There’s been quite a lot of hoopla over the announcement by Jerry B. Jenkins that his Christian Writers Guild is getting into the author services business. Victoria Strauss but together a great analysis of CWG Publishing over at the Writer Beware blog.
Meanwhile, over on the Lost Genre Guild e-mail loop, we started discussing just what sort of person pays for this kind of service. It pretty much comes down to two types: people who understand that $10,000 is a lot to pay for a publishing package but pay it anyway because it’s Jerry B. Jenkins (squee), and people who don’t understand that $10,000 is a lot to pay for a publishing package.
That said, I’ve seen quotes for more expensive packages. It all depends on how many people are going to handle your manuscript and how much you have to pay them based on their levels of experience. Line editing and cover art are both huge expenses when done at a top-notch level.
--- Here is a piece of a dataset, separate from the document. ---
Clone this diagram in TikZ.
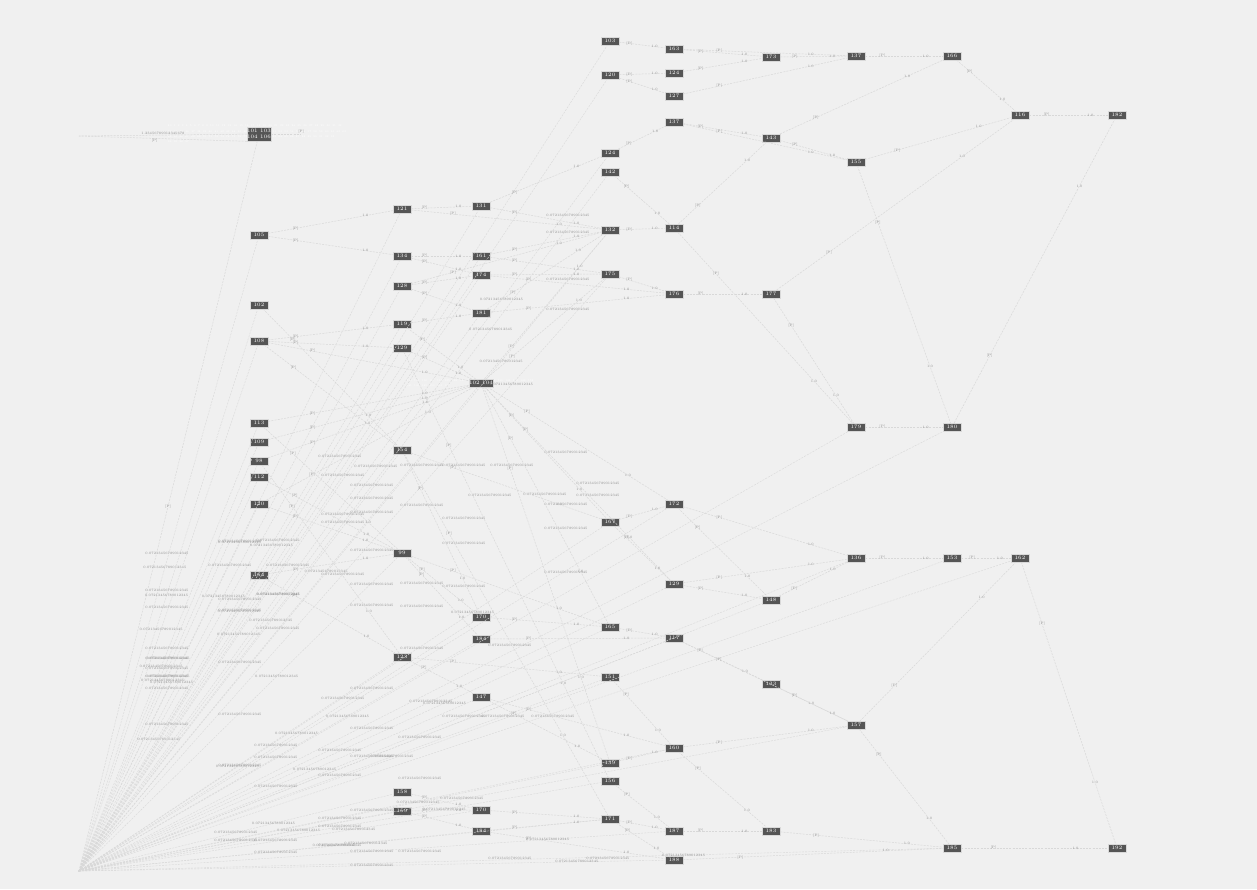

Thinking about it reminded me of the time my husband, who worked his way through college at a high-end menswear shop, told me, “I never pay more than a thousand dollars for a suit. Any more than that, and you’re just paying for the label.”
Some people can sew their own clothes, but not all of us have the skill set to do that. Some will go to Sears and buy the hundred-dollar suit, some will go to a specialty store and buy the thousand-dollar suit, and some will go to Armani and pay ten thousand dollars for a label.
“Jerry B. Jenkins” is a label. Some people will buy CWG Publishing just to wear that label. The real problem is that those buyers may believe that “Jerry B. Jenkins” is their publisher. He’s not. They are self-publishing and hiring CWGP to do the work.
I have met too many people who don’t understand how publishing works. Most of them are businesspeople who only know that a book is a good way to promote their business, but they don’t know who to write or publish one. But I’ve met plenty of aspiring novelists with the same blind spot. The problem is exacerbated by author service companies calling themselves “publishers” and authors referring to their service providers as “my publisher.”
If you paid him, he’s not the publisher. You are.